The operator needed high-quality single-phase samples and formation pressure tests from each reservoir while avoiding the extended rig time and deployment risks associated with pipe-conveyed wireline sampling. Any solution also would have to fit seamlessly with the reservoir navigation geosteering tools and an on-command downhole digital rat hole-reaming tool on the bottomhole assembly (BHA).
BHGE personnel worked closely with the operator’s field crews to develop a comprehensive formation evaluation plan while drilling. The new sampling-while-drilling service was deployed to collect samples in each reservoir per operator requirements for fluid volume and number of samples while also performing 33 formation pressure tests.
The section was drilled to its targeted measured depth with a final inclination of 90 degrees. All tests were performed in the 8½-in. hole prior to opening up to 9½-in. hole size with the reamer. The LWD sampling service also acquired fluid samples to calibrate downhole flowmeters and quantify each reservoir’s production contribution.

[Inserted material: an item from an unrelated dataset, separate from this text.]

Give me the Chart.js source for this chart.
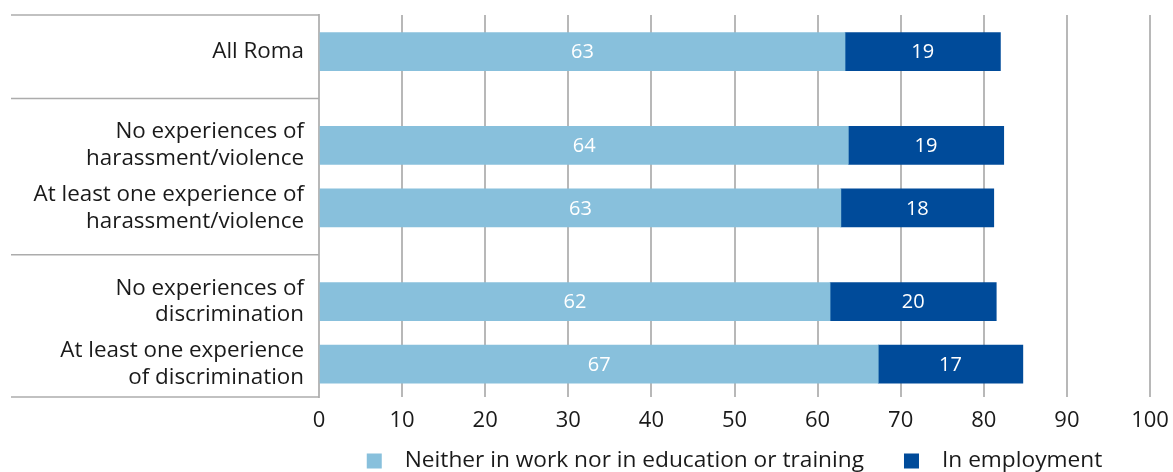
<!DOCTYPE html>
<html>
<head>
<meta charset="utf-8">
<script src="https://cdn.jsdelivr.net/npm/chart.js@4.4.1/dist/chart.umd.min.js"></script>
<style>
  body { margin: 0; background: #fff; }
  #grafico { display: block; }
</style>
</head>
<body>
<canvas id="grafico" width="1173" height="472"></canvas>
<script>
// categorias por grupo (cada etiqueta ya partida en lineas)
const grupos = [
    [["All Roma"]],
    [["No experiences of", "harassment/violence"], ["At least one experience of", "harassment/violence"]],
    [["No experiences of", "discrimination"], ["At least one experience", "of discrimination"]]
];
const series = ["Neither in work nor in education or training", "In employment"];
const ninis = [63.3, 63.7, 62.8, 61.5, 67.3];
const empleo = [18.7, 18.7, 18.4, 20.0, 17.4];
const ticksX = [0, 10, 20, 30, 40, 50, 60, 70, 80, 90, 100];

const colores = ["#88c0dc", "#004b9a"];
const fuente = "'Open Sans'";

// filas: dos huecos dentro de un grupo, tres entre grupos
const filas = [];
const separadores = [];
let pos = -3;
grupos.forEach((grupo, g) => {
    pos += 3;
    if (g > 0) separadores.push(pos - 1.5);
    grupo.forEach((etiqueta, i) => {
        if (i > 0) pos += 2;
        filas.push({ etiqueta, pos });
    });
});

const lineasGrupo = {
    id: "lineasGrupo",
    afterDraw(chart) {
        const { ctx, chartArea, scales: { y } } = chart;
        const lineas = [chartArea.top, ...separadores.map(s => y.getPixelForValue(s)), chartArea.bottom];
        ctx.save();
        ctx.strokeStyle = "#acacac";
        ctx.lineWidth = 1.5;
        lineas.forEach(p => {
            ctx.beginPath();
            ctx.moveTo(11, p);
            ctx.lineTo(chartArea.left, p);
            ctx.stroke();
        });
        ctx.restore();
    }
};

const etiquetasBarras = {
    id: "etiquetasBarras",
    afterDatasetsDraw(chart) {
        const { ctx } = chart;
        ctx.save();
        ctx.font = `20px ${fuente}`;
        ctx.fillStyle = "#ffffff";
        ctx.textAlign = "center";
        ctx.textBaseline = "middle";
        chart.data.datasets.forEach((d, i) => {
            chart.getDatasetMeta(i).data.forEach((barra, j) => {
                const c = barra.getCenterPoint();
                ctx.fillText(Math.round(d.data[j].x), c.x, c.y + 1);
            });
        });
        ctx.restore();
    }
};

const leyenda = {
    id: "leyenda",
    afterDraw(chart) {
        const { ctx, chartArea } = chart;
        const caja = 15, hueco = 23, entre = 40, yc = 461;
        ctx.save();
        ctx.font = `22.7px ${fuente}`;
        ctx.textBaseline = "middle";
        const items = chart.data.datasets.map(d => ({
            texto: d.label,
            color: d.backgroundColor,
            ancho: caja + hueco + ctx.measureText(d.label).width
        }));
        const total = items.reduce((s, it) => s + it.ancho, 0) + entre * (items.length - 1);
        let x = (chartArea.left + chartArea.right) / 2 - total / 2;
        items.forEach(it => {
            ctx.fillStyle = it.color;
            ctx.fillRect(x, yc - caja / 2, caja, caja);
            ctx.fillStyle = "#1a1a1a";
            ctx.fillText(it.texto, x + caja + hueco, yc);
            x += it.ancho + entre;
        });
        ctx.restore();
    }
};

new Chart(document.getElementById("grafico"), {
    type: "bar",
    data: {
        datasets: [
            {
                label: series[0],
                data: ninis.map((v, i) => ({ x: v, y: filas[i].pos })),
                backgroundColor: colores[0]
            },
            {
                label: series[1],
                data: empleo.map((v, i) => ({ x: v, y: filas[i].pos })),
                backgroundColor: colores[1]
            }
        ]
    },
    options: {
        indexAxis: "y",
        responsive: false,
        animation: false,
        barThickness: 38,
        layout: { padding: { top: 15, right: 23, left: 0, bottom: 0 } },
        plugins: {
            legend: { display: false },
            tooltip: { enabled: false }
        },
        scales: {
            x: {
                stacked: true,
                min: 0,
                max: 100,
                afterBuildTicks: (escala) => { escala.ticks = ticksX.map(v => ({ value: v })); },
                afterFit: (escala) => {
                    escala.height = 75;
                    escala.paddingLeft = 0;
                    escala.paddingRight = 0;
                },
                grid: { color: "#b8b8b8", lineWidth: 2, drawTicks: false },
                border: { display: false },
                ticks: {
                    padding: 11,
                    color: "#1a1a1a",
                    font: { family: fuente, size: 22 }
                }
            },
            y: {
                type: "linear",
                stacked: true,
                reverse: true,
                offset: false,
                min: -1.17,
                max: 11.05,
                afterBuildTicks: (escala) => { escala.ticks = filas.map(f => ({ value: f.pos })); },
                afterFit: (escala) => {
                    escala.width = 319;
                    escala.paddingTop = 0;
                    escala.paddingBottom = 0;
                },
                grid: { display: false, drawTicks: false },
                border: { display: true, color: "#b8b8b8", width: 2 },
                ticks: {
                    autoSkip: false,
                    padding: 15,
                    color: "#1a1a1a",
                    font: { family: fuente, size: 22.4, lineHeight: 1.2 },
                    callback: (valor) => {
                        const fila = filas.find(f => f.pos === valor);
                        return fila ? fila.etiqueta : "";
                    }
                }
            }
        }
    },
    plugins: [lineasGrupo, etiquetasBarras, leyenda]
});
</script>
</body>
</html>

The new fluid sampling service did not interfere with the operation of the geosteering service, which accurately directed the well to maximize contact through the two target reservoirs. There was also no interference with the operation of the on-command digital reamer, which reamed the rat hole in the same drilling run.
This combination of technologies saved 48 hours of rig time while achieving well production output that exceeded initial targets by more than 30%.
Setting sampling records
An operator developing a new field offshore Australia required large volumes of high-quality fluid samples for detailed geochemical analysis to inform its completion, surface facilities and pipeline designs. Selecting the wrong metallurgy raised the possibility of reservoir fluids degrading or corroding completion and surface equipment, leading to significant costs and HSE risks.
The operator estimated that 20 liters (5.3 gal) of fluid were required for proper PVT analysis from the first wells, which were highly deviated with an inclination of up to 80 degrees. After discussing the specifics of the reservoir, the production goals and the completion challenges, the BHGE team recommended the fluid analysis and sampling-while-drilling service for this operation. The service would not only capture up to 400% more fluid volume than other sampling-while-drilling systems, but it also would avoid the differential sticking risks common to wireline sampling systems in deviated wells.
To save time in the analysis, the operator and service provider developed a sampling strategy that maximized fluid volume capture from two drilling runs on two different wells. The plan called for spending two hours on the wall at each sampling location followed by retracting the probe and adjusting the BHA to mitigate sticking risks.
The service captured 26 samples—12 from the first well and 14 from the second—with a total sample volume of more than 20 liters. This represented a global record for fluid sampling-while-drilling and an improvement over similar services that required at least four runs to reach the same volume goal.
This large sample volume allowed the operator to test and select all materials that would safeguard the integrity of the completion and surface equipment. And despite the extended on-wall sampling times and challenging hole inclination, the sampling service exhibited no differential sticking issues.
These early field successes are prompting other operators to take a closer look at FASTrak Prism’s potential for their high-risk wells.